Impact of photon counting detector spectral response on dual energy techniques

Photon counting detectors with energy discriminating capabilities offer the exciting prospect of dose efficient dual energy x-ray imaging. Several techniques have been proposed to form the energy-dependent detector measurements needed for dual energy. However, their performance depends on the limitations of the detectors, an important one being the detector's spectral response. Therefore, in this paper, we study the effect of a detector's spectral response on several dual energy techniques with photon counting detectors.
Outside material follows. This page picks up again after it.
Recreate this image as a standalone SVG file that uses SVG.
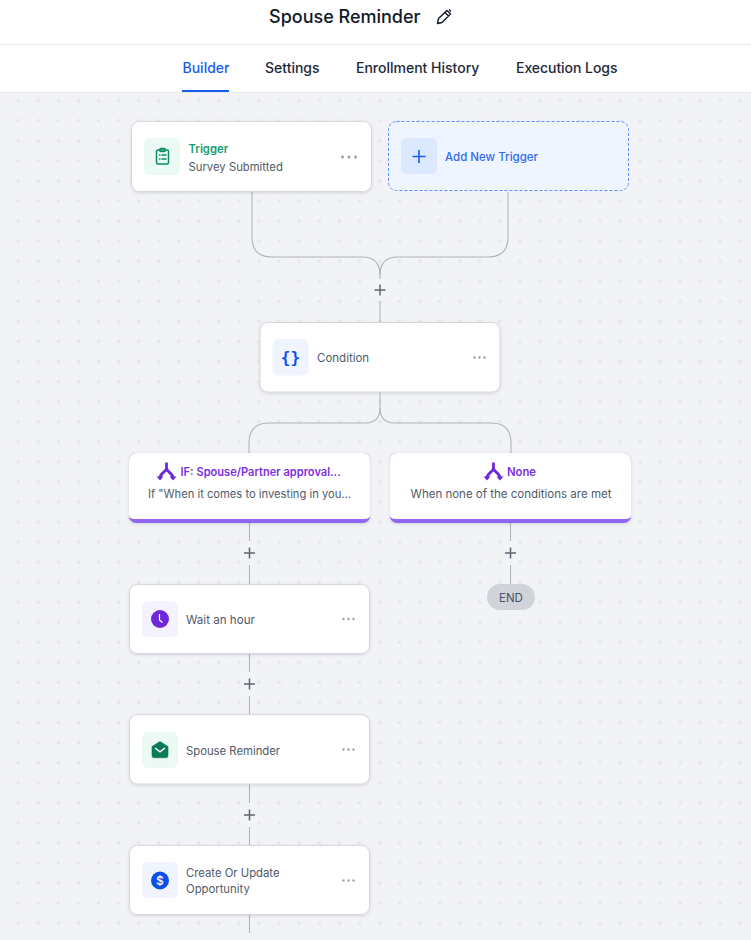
<svg xmlns="http://www.w3.org/2000/svg" width="751" height="940" viewBox="0 0 751 940">
<style>
text{font-family:Inter,"Liberation Sans",sans-serif}
.card{fill:#fff;stroke:#d6d8de;stroke-width:1;filter:url(#sh)}
.wire{fill:none;stroke:#b0b3b9;stroke-width:1.1}
.plus{stroke:#5d6673;stroke-width:1.5;fill:none}
.gap{fill:#f2f4f7}
.lbl{font-size:11.3px;fill:#505a6a}
.tab{font-size:14px;font-weight:500;fill:#1d2939}
.more{fill:#98a2b3}
.ic{fill:none;stroke-linecap:round;stroke-linejoin:round}
</style>
<defs>
<pattern id="dots" x="8.3" y="90.7" width="20.06" height="20.06" patternUnits="userSpaceOnUse"><circle cx="10" cy="10" r="1.9" fill="#e6e7eb"/></pattern>
<filter id="sh" x="-5%" y="-15%" width="110%" height="130%"><feDropShadow dx="0" dy="1" stdDeviation="1.5" flood-color="#101828" flood-opacity="0.14"/></filter>
<g id="dm"><circle cx="0" cy="0" r="1.5"/><circle cx="6.500" cy="0" r="1.500"/><circle cx="13" cy="0" r="1.500"/></g>
<g id="dms"><circle cx="0" cy="0" r="1.200"/><circle cx="5" cy="0" r="1.200"/><circle cx="10" cy="0" r="1.200"/></g>
<g id="fork"><path d="M0-8.500V-3C0 1-6.500 2-6.500 7M0-3C0 1 6.500 2 6.500 7" fill="none" stroke="#6d28d9" stroke-width="2.800"/><path d="M-10 5.500H-3L-6.500 9.500ZM3 5.500H10L6.500 9.500Z" fill="#6d28d9"/></g>
</defs>
<rect width="751" height="940" fill="#f2f3f7"/>
<rect y="93" width="751" height="847" fill="url(#dots)"/>
<g id="header">
<rect width="751" height="44" fill="#fff"/>
<rect y="44" width="751" height="1" fill="#e8e9ec"/>
<rect y="45" width="751" height="47" fill="#fff"/>
<rect y="92" width="751" height="1" fill="#e8e9ec"/>
<text x="269" y="23" font-size="18" font-weight="500" fill="#101828">Spouse Reminder</text>
<path d="M437.500 23.500L438.500 18.500L447 10.500L450.500 14L442 22.500ZM445 12.500L448.500 16M449 9.500L451 11.500" fill="none" stroke="#101828" stroke-width="1.400" stroke-linejoin="round"/>
<text x="182.500" y="73" class="tab" style="fill:#155eef">Builder</text>
<rect x="182" y="90" width="47" height="2" fill="#155eef"/>
<text x="265" y="73" class="tab">Settings</text>
<text x="356" y="73" class="tab">Enrollment History</text>
<text x="516" y="73" class="tab" textLength="101.500">Execution Logs</text>
</g>
<g id="connectors">
<path class="wire" d="M252 192V237Q252 257 272 257H362Q380 257 380 275V322"/>
<path class="wire" d="M508 192V237Q508 257 488 257H398Q380 257 380 275"/>
<path class="wire" d="M380 392V408Q380 423 365 423H269Q249 423 249 443V454"/>
<path class="wire" d="M380 408Q380 423 395 423H491Q511 423 511 443V454"/>
<path class="wire" d="M249.500 522V585M249.500 654V715M249.500 784V846M249.500 915V933M510.500 522V585"/>
<rect class="gap" x="372" y="279" width="16" height="22"/>
<rect class="gap" x="241" y="541" width="16" height="24"/>
<rect class="gap" x="502" y="541" width="16" height="24"/>
<rect class="gap" x="241" y="672" width="16" height="24"/>
<rect class="gap" x="241" y="803" width="16" height="24"/>
<path class="plus" d="M374.500 290H385.500M380 284.500V295.500M244 553H255M249.500 547.500V558.500M505 553H516M510.500 547.500V558.500M244 684H255M249.500 678.500V689.500M244 815H255M249.500 809.500V820.500"/>
</g>
<g id="trigger">
<rect class="card" x="131.500" y="121.500" width="240" height="70" rx="8"/>
<rect x="144" y="138" width="36" height="37" rx="6" fill="#ebfbf3"/>
<g class="ic" stroke="#0a8f63" stroke-width="1.500"><rect x="156.500" y="150" width="12" height="14" rx="1.500"/><rect x="159.800" y="148.500" width="5.500" height="3" rx="1"/><path d="M159.500 155H160M162 155H166M159.500 159H160M162 159H166"/></g>
<text x="188.500" y="153" font-size="11.300" font-weight="600" fill="#12a071">Trigger</text>
<text x="188.500" y="171" class="lbl">Survey Submitted</text>
<use href="#dm" x="342.500" y="157" class="more"/>
</g>
<g id="add-trigger">
<rect x="388.500" y="121.500" width="240" height="69" rx="8" fill="#eff5ff" stroke="#5f8ffa" stroke-width="1" stroke-dasharray="3 2"/>
<rect x="401" y="138" width="36" height="36" rx="6" fill="#dbe8fe"/>
<path d="M419 150V163M412.500 156.500H425.500" stroke="#155eef" stroke-width="1.600" fill="none"/>
<text x="445" y="161" font-size="11.500" font-weight="500" fill="#2f6bf0">Add New Trigger</text>
</g>
<g id="condition">
<rect class="card" x="260" y="322.500" width="240" height="69.500" rx="8"/>
<rect x="272.500" y="339" width="36" height="36.500" rx="6" fill="#eff4ff"/>
<text x="290.500" y="363" font-size="16" font-weight="700" fill="#0b50f0" text-anchor="middle" style="font-family:'DejaVu Sans Mono',monospace">{}</text>
<text x="317" y="362" class="lbl" style="font-size:11.500px">Condition</text>
<use href="#dms" x="474.500" y="357.500" class="more"/>
</g>
<g id="branch-if">
<rect x="129" y="453" width="241" height="70" rx="7" fill="#9066f5" filter="url(#sh)"/>
<path d="M129 460a7 7 0 0 1 7-7H363a7 7 0 0 1 7 7V515Q370 519 364 519H135Q129 519 129 515Z" fill="#fff"/>
<use href="#fork" x="166.500" y="471"/>
<text x="180.500" y="476" font-size="11.100" font-weight="600" fill="#7c2fe0">IF: Spouse/Partner approval...</text>
<text x="249.500" y="498" class="lbl" style="font-size:11.200px" text-anchor="middle">If "When it comes to investing in you...</text>
</g>
<g id="branch-none">
<rect x="390" y="453" width="241" height="70" rx="7" fill="#9066f5" filter="url(#sh)"/>
<path d="M390 460a7 7 0 0 1 7-7H624a7 7 0 0 1 7 7V515Q631 519 625 519H396Q390 519 390 515Z" fill="#fff"/>
<use href="#fork" x="493.500" y="471"/>
<text x="507" y="476" font-size="11.300" font-weight="600" fill="#7c2fe0">None</text>
<text x="511" y="498" class="lbl" style="font-size:11.500px" text-anchor="middle">When none of the conditions are met</text>
</g>
<g id="wait">
<rect class="card" x="129.500" y="584.500" width="240" height="69" rx="8"/>
<rect x="142" y="601" width="36" height="36" rx="6" fill="#f5f2ff"/>
<circle cx="160" cy="619" r="9" fill="#6d28d9"/>
<path d="M159.500 614V620L162.500 622.500" fill="none" stroke="#fff" stroke-width="1.200"/>
<text x="186" y="624" class="lbl" style="font-size:11.600px">Wait an hour</text>
<use href="#dms" x="343.500" y="619" class="more"/>
</g>
<g id="email">
<rect class="card" x="129.500" y="714.700" width="240" height="69.300" rx="8"/>
<rect x="142" y="732" width="36" height="36" rx="6" fill="#ebfbf3"/>
<path d="M152 746.500L160 741.500 168 746.500V755.800a2 2 0 0 1-2 2H154a2 2 0 0 1-2-2Z" fill="#0b7a58" stroke="#0b7a58" stroke-width=".6" stroke-linejoin="round"/>
<path d="M155 748L160 751.800 165 748" fill="none" stroke="#fff" stroke-width="1.500"/>
<text x="186" y="755" class="lbl">Spouse Reminder</text>
<use href="#dms" x="343.500" y="749.500" class="more"/>
</g>
<g id="opportunity">
<rect class="card" x="129.500" y="845.500" width="240" height="69" rx="8"/>
<rect x="142" y="862" width="36" height="36" rx="6" fill="#eff4ff"/>
<circle cx="160" cy="880.500" r="9" fill="#0b50e8"/>
<text x="160" y="884.800" font-size="12" font-weight="500" fill="#fff" text-anchor="middle">$</text>
<text x="186" y="877" class="lbl">Create Or Update</text>
<text x="186" y="893" class="lbl">Opportunity</text>
<use href="#dms" x="343.500" y="880.500" class="more"/>
</g>
<g id="end">
<rect x="487" y="584" width="48" height="26" rx="13" fill="#d0d3da"/>
<text x="511" y="602" font-size="11.500" fill="#475467" text-anchor="middle">END</text>
</g>
</svg>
We use a two-parameter model to characterize realistic spectral response functions, which exhibit a Gaussian photopeak trailed by a lower energy tail. The dual energy techniques compared all reduce the spectral data into two measurements using the following methods: (1) binning with an optimally chosen energy threshold; (2) a hybrid photon counting/energy integrating detector; (3) μ-weights, which have been shown to be optimal for ideal detectors. Their performances for different spectral responses are compared by evaluating the Cramer-Rao Lower Bound (CRLB) for estimating the unknown material thicknesses. We show that as the spectral response worsens, μ-weights rapidly deteriorate in performance while a hybrid detector's relative performance improves and consistently outperforms binning. Although the weighting functions are highly sensitive to a detector's spectral response, numerical optimization techniques can find two sets of weights whose performance is close to that of measuring the full detected spectrum.